## start MATERIAL FOR THE TASK
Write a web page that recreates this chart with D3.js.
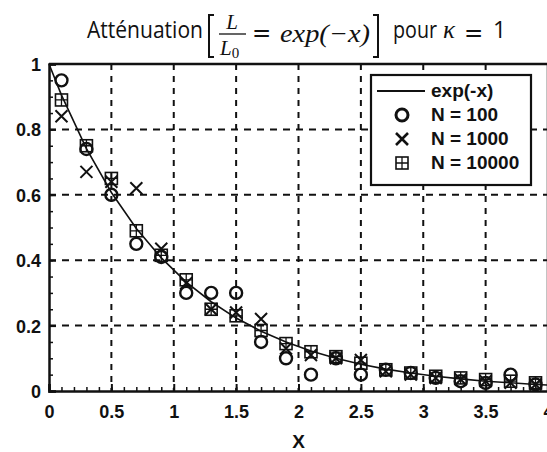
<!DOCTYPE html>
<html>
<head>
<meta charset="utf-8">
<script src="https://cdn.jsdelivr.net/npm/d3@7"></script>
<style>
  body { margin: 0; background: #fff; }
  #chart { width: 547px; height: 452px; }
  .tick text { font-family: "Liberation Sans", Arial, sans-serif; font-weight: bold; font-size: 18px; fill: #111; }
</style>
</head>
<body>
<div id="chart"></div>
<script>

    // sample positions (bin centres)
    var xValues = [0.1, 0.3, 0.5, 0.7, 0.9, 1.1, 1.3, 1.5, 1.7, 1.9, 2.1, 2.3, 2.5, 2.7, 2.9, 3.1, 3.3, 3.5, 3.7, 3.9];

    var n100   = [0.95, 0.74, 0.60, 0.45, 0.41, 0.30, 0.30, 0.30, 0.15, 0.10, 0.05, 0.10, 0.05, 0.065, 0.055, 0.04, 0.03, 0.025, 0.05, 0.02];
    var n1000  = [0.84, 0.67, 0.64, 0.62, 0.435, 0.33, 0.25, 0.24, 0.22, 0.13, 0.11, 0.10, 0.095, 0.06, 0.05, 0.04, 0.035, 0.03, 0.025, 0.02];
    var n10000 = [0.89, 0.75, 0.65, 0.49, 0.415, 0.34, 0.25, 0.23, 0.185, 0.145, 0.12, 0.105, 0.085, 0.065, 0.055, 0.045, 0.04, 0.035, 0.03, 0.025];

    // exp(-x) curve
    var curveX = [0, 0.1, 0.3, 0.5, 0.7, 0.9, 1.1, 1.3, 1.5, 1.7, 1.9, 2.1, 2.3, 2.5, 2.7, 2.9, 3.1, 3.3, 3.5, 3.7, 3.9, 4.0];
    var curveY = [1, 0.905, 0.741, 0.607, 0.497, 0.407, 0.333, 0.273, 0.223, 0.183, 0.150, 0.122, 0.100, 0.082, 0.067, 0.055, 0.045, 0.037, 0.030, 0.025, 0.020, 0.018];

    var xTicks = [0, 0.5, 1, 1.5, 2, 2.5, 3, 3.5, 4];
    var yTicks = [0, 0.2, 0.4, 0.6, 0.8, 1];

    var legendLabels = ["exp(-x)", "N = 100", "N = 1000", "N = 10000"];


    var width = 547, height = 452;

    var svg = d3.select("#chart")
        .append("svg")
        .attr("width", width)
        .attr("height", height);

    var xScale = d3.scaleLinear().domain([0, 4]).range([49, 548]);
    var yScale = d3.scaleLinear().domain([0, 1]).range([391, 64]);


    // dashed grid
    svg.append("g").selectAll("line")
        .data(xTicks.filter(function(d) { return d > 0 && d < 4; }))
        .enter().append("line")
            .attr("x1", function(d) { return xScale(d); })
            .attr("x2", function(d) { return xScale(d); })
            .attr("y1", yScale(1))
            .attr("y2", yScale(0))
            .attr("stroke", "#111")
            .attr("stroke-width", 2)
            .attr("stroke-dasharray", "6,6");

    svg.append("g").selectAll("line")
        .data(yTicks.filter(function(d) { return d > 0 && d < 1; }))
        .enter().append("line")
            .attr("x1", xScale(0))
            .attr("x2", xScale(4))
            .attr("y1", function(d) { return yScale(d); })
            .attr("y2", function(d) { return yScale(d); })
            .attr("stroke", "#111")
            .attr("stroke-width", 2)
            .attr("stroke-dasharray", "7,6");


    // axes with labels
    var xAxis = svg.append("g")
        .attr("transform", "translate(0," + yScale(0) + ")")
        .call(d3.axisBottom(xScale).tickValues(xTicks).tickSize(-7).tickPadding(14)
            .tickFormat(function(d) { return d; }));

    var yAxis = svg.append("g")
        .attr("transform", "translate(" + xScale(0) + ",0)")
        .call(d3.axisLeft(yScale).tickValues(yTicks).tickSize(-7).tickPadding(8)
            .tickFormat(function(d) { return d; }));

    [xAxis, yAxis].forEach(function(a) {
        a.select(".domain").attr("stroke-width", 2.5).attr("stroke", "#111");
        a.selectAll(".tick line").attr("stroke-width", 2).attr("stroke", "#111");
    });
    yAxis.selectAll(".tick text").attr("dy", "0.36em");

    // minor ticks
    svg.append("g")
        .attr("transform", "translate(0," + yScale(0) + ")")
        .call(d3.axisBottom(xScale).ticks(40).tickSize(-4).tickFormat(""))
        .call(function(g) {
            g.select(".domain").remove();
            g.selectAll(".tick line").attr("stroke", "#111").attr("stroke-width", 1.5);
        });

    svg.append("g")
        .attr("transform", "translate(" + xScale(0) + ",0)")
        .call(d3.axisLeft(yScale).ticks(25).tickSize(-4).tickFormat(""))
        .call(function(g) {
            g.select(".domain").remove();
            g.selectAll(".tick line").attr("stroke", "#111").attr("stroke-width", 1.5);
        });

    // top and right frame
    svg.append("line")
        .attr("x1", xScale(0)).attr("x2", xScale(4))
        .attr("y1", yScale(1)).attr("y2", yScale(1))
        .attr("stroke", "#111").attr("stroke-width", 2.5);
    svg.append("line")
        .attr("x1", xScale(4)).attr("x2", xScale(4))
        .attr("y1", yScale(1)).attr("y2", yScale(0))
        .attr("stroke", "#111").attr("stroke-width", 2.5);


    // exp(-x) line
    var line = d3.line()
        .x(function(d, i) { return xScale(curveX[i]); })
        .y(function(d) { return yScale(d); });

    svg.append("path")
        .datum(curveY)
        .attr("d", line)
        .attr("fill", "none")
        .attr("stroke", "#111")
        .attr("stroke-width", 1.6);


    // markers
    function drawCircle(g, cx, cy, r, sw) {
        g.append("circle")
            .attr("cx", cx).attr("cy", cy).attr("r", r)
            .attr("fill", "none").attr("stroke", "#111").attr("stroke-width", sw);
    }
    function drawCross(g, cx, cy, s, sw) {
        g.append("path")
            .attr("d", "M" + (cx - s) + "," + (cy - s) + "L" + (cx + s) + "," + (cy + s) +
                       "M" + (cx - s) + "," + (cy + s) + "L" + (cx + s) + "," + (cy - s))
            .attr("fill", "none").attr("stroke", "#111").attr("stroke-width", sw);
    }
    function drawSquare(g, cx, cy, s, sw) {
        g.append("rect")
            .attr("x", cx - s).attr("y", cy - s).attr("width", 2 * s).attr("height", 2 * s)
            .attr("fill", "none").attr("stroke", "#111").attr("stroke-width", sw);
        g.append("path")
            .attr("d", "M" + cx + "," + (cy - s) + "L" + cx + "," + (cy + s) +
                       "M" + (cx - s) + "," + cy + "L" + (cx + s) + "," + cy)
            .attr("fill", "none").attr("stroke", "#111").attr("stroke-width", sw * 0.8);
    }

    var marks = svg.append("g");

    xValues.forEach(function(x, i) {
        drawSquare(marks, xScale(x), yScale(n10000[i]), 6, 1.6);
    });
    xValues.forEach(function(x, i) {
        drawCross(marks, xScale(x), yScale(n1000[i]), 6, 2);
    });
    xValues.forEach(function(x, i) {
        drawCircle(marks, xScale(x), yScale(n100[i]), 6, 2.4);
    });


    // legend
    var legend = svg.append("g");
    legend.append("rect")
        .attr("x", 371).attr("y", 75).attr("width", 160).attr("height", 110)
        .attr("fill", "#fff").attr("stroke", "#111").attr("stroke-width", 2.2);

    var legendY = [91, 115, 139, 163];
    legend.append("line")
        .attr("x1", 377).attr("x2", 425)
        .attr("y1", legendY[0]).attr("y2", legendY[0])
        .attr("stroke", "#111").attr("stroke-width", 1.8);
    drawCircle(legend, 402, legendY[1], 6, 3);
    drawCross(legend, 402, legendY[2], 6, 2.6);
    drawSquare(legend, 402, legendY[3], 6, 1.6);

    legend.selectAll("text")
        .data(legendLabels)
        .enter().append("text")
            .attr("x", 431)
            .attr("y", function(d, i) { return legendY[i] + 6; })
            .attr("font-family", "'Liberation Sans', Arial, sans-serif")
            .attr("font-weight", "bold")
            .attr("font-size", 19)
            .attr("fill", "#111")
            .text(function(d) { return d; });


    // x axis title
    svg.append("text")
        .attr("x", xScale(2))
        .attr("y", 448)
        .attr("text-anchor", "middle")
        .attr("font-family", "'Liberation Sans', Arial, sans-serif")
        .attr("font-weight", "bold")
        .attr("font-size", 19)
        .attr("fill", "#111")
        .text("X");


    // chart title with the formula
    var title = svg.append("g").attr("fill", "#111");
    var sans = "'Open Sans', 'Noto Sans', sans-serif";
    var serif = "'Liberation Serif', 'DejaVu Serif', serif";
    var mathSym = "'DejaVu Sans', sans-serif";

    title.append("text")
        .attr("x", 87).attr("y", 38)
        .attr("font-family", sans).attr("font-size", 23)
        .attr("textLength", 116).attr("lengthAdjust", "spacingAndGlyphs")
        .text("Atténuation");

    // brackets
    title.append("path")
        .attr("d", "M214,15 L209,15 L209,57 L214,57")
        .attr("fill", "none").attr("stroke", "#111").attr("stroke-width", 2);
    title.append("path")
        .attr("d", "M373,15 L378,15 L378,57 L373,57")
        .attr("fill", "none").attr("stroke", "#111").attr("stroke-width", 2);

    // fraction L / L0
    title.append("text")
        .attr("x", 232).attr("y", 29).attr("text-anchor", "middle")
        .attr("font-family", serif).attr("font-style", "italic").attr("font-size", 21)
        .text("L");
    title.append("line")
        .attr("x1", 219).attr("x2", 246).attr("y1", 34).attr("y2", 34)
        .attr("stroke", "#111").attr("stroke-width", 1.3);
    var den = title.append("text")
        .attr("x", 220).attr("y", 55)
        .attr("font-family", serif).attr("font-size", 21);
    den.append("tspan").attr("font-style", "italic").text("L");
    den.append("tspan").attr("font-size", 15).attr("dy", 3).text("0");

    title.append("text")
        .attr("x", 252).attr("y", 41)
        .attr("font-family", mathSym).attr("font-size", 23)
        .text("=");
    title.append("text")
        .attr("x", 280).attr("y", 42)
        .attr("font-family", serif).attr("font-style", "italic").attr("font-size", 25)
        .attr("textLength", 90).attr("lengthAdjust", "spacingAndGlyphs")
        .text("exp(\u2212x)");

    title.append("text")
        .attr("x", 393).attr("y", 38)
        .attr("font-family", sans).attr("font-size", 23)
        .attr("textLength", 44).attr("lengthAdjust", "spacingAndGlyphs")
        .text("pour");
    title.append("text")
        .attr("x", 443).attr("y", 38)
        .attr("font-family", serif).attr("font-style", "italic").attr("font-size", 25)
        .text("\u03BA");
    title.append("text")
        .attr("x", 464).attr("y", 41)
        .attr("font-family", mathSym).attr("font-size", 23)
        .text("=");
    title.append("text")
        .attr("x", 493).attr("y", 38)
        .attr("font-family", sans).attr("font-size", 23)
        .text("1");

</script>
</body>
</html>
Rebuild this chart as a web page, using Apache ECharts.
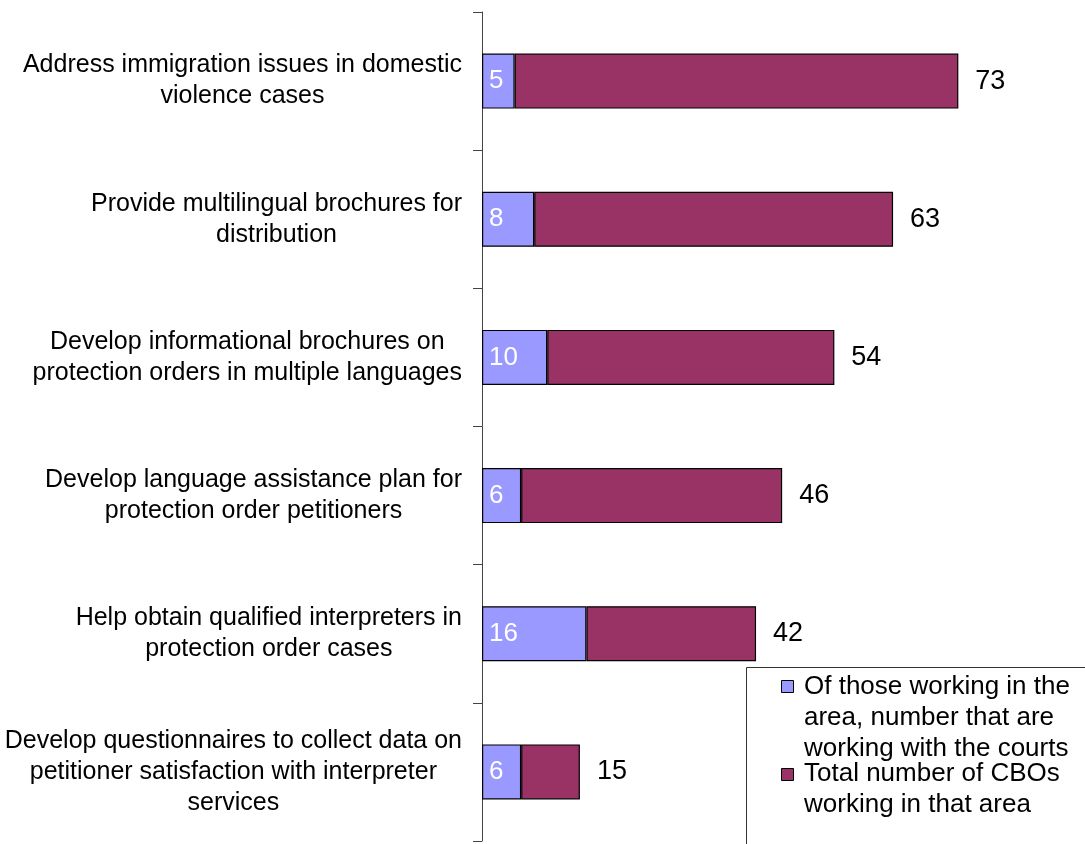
## end MATERIAL FOR THE TASK
Go from the first line of the data above to the line containing "var yScale = d3.scaleLinear().domain([0, 1]).range([391, 64]);" and retype exactly those lines, both included, but none of the pictures.

TASK RESPONSE.
Write a web page that recreates this chart with D3.js.
<!DOCTYPE html>
<html>
<head>
<meta charset="utf-8">
<script src="https://cdn.jsdelivr.net/npm/d3@7"></script>
<style>
  body { margin: 0; background: #fff; }
  #chart { width: 547px; height: 452px; }
  .tick text { font-family: "Liberation Sans", Arial, sans-serif; font-weight: bold; font-size: 18px; fill: #111; }
</style>
</head>
<body>
<div id="chart"></div>
<script>

    // sample positions (bin centres)
    var xValues = [0.1, 0.3, 0.5, 0.7, 0.9, 1.1, 1.3, 1.5, 1.7, 1.9, 2.1, 2.3, 2.5, 2.7, 2.9, 3.1, 3.3, 3.5, 3.7, 3.9];

    var n100   = [0.95, 0.74, 0.60, 0.45, 0.41, 0.30, 0.30, 0.30, 0.15, 0.10, 0.05, 0.10, 0.05, 0.065, 0.055, 0.04, 0.03, 0.025, 0.05, 0.02];
    var n1000  = [0.84, 0.67, 0.64, 0.62, 0.435, 0.33, 0.25, 0.24, 0.22, 0.13, 0.11, 0.10, 0.095, 0.06, 0.05, 0.04, 0.035, 0.03, 0.025, 0.02];
    var n10000 = [0.89, 0.75, 0.65, 0.49, 0.415, 0.34, 0.25, 0.23, 0.185, 0.145, 0.12, 0.105, 0.085, 0.065, 0.055, 0.045, 0.04, 0.035, 0.03, 0.025];

    // exp(-x) curve
    var curveX = [0, 0.1, 0.3, 0.5, 0.7, 0.9, 1.1, 1.3, 1.5, 1.7, 1.9, 2.1, 2.3, 2.5, 2.7, 2.9, 3.1, 3.3, 3.5, 3.7, 3.9, 4.0];
    var curveY = [1, 0.905, 0.741, 0.607, 0.497, 0.407, 0.333, 0.273, 0.223, 0.183, 0.150, 0.122, 0.100, 0.082, 0.067, 0.055, 0.045, 0.037, 0.030, 0.025, 0.020, 0.018];

    var xTicks = [0, 0.5, 1, 1.5, 2, 2.5, 3, 3.5, 4];
    var yTicks = [0, 0.2, 0.4, 0.6, 0.8, 1];

    var legendLabels = ["exp(-x)", "N = 100", "N = 1000", "N = 10000"];


    var width = 547, height = 452;

    var svg = d3.select("#chart")
        .append("svg")
        .attr("width", width)
        .attr("height", height);

    var xScale = d3.scaleLinear().domain([0, 4]).range([49, 548]);
    var yScale = d3.scaleLinear().domain([0, 1]).range([391, 64]);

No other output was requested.